Née le 7 mai 1988 à Bolintin-Vale (Roumanie), Andreea Chitu est passée à l’âge de 23 ans des -57 kg aux -52 kg. Une décision rare, la plupart des changements de catégorie en cours de carrière s’effectuant généralement vers la catégorie supérieure, histoire de soulager l’organisme après des années de régimes. Un choix qui lui valut de se « peser cinq fois par jour » pendant dix ans mais qui s’avéra plus que payant pour celle qui, jusqu’alors, n’avait pour principaux faits d’armes « que » trois finales consécutives (pour un titre) aux championnats d’Europe des -23 ans. Troisième aux mondiaux 2011, deuxième en 2014 et 2015, elle remporte six médailles européennes entre 2012 et 2020, dont deux titres en 2012 et 2015, prolongeant un âge d’or du judo féminin roumain dont le pic fut les huit titres continentaux en neuf ans et le sacre olympique 2008 de la -48 Alina Dumitru, ainsi que les finales olympiques, quatre ans plus tard, de la même Dumitru et de la -57 Corina Caprioriu. Retraitée au soir des JO de Tokyo, l’élève des très protecteurs Florin Bercean et Simona Richter donnait naissance onze mois plus tard à sa fille Kaori Maria et entraîne depuis l’équipe nationale cadettes au Centre olympique de Bucarest… Dix ans et des dizaines de WhatsApp ont passé depuis une premier entretien sur un banc à l’écart d’un championnat du monde en Russie, et cinq depuis qu’elle m’aida, en tribunes au Nippon Budokan de Tokyo, à traduire en direct les propos de son presque compatriote, le Moldave Denis Vieru, médaillé olympique en -66 kg cet été à Paris. Un long compagnonnage qui méritait bien un format singulier, celui de l’album-photo et de ce qu’il dit d’une vie sous le signe du tatami, en clin d’oeil à un échange de 2016 autour de ce morceau de pop locale qui ensoleillait d’une légèreté typiquement eighties-années lycée la scène finale du pourtant très sombre film Baccalauréat de Critian Mungiu. – JudoAKD#023.

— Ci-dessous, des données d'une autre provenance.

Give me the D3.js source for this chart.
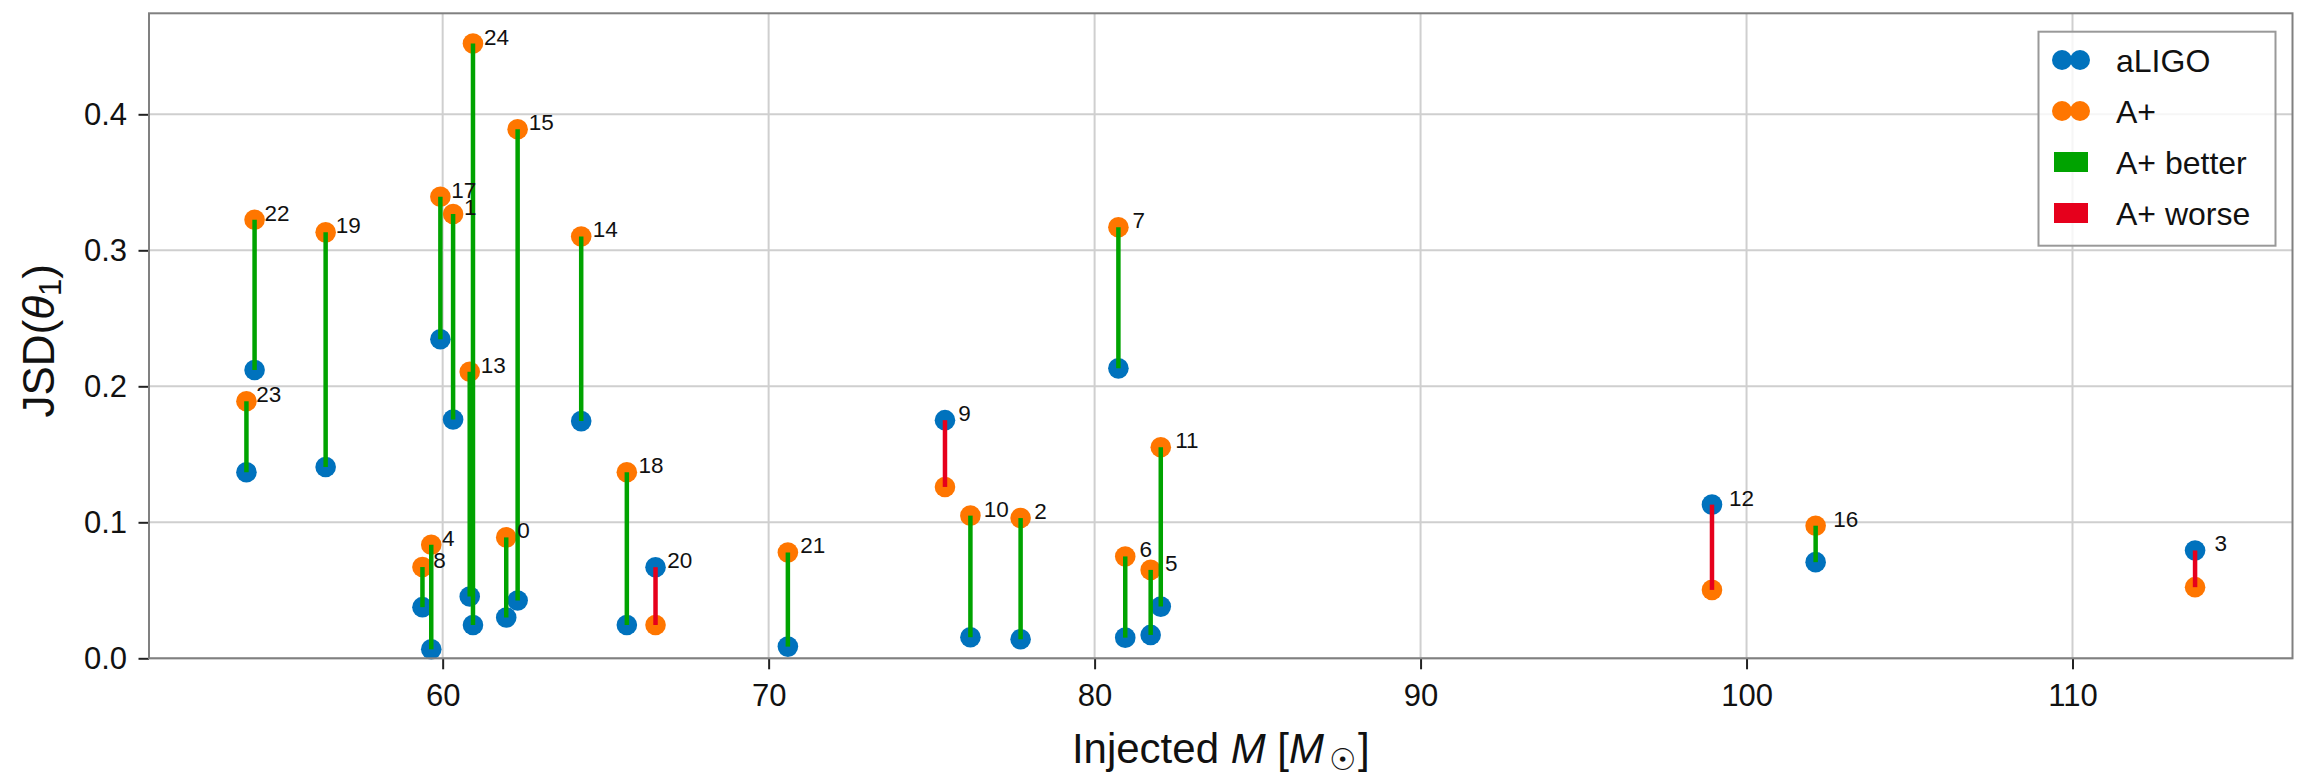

Une version en anglais de cet entretien est disponible ici.
« C’est moi à l’âge de dix mois, sur les genoux de ma maman. Jusqu’à ce que je commence l’école à l’âge de sept ans, j’ai vécu la plupart du temps à la campagne, chez mes grands-parents. Ma mère était toujours si protectrice et si calme. Elle m’a toujours encouragée à faire du sport. Dès l’âge de quatre ans, elle m’emmenait trois fois par semaine à la gymnastique. Nous en avions pour une heure de trajet en bus. Et elle a fait de même ensuite pour le judo sur les vacances d’été puisque nous les passions, chaque année, chez mes grands-parents… Je suis née en 1988 mais j’ai peu de souvenirs du régime Ceaucescu, à part ce qui m’en a été raconté. Ce que je sais en revanche, c’est que les routes étaient plus sûres à l’époque puisque mes parents nous laissaient facilement aller seuls à l’entraînement, mon frère et moi. »
« Sur cette photo je suis en classe de quatrième, avec un diplôme pour mes bons résultats cette année-là. Chez nous, à la fin de l’année scolaire, si tu termines dans les cinq meilleurs de ta classe, tu reçois un prix – en général des livres – et un diplôme lors de la fête de fin d’année. Au moment où est prise cette photo j’ai déjà commencé le judo même si j’ai fait de la gymnastique avant. »
« La photo ci-dessus a été prise juste après la fête de fin d’année scolaire, dans ma salle de classe. Nous devions apprendre une chanson ou un poème et les interpréter devant nos camarades et nos parents. L’enseignante ici était Mme Elena Griva, une personne chaleureuse et foncièrement gentille que j’aimais et respectais beaucoup. »
« C’était à mon club de l’époque. Je suis au milieu, la deuxième en partant de la droite. Ce jour-là tous les élèves et les professeurs devaient venir avec toutes les médailles qu’ils avaient remportées depuis leurs débuts dans le judo. C’était pour le magazine de l’école et certaines des photos étaient ensuite affichées dans notre dojo. À mes côtés il y a mon frère, Iti. Quand nous étions enfants il était mon meilleur ami. Nous nous entraînions et combattions souvent ensemble. Après nous avons grandis et nous sommes perdus de vue. J’ai tracé ma route. »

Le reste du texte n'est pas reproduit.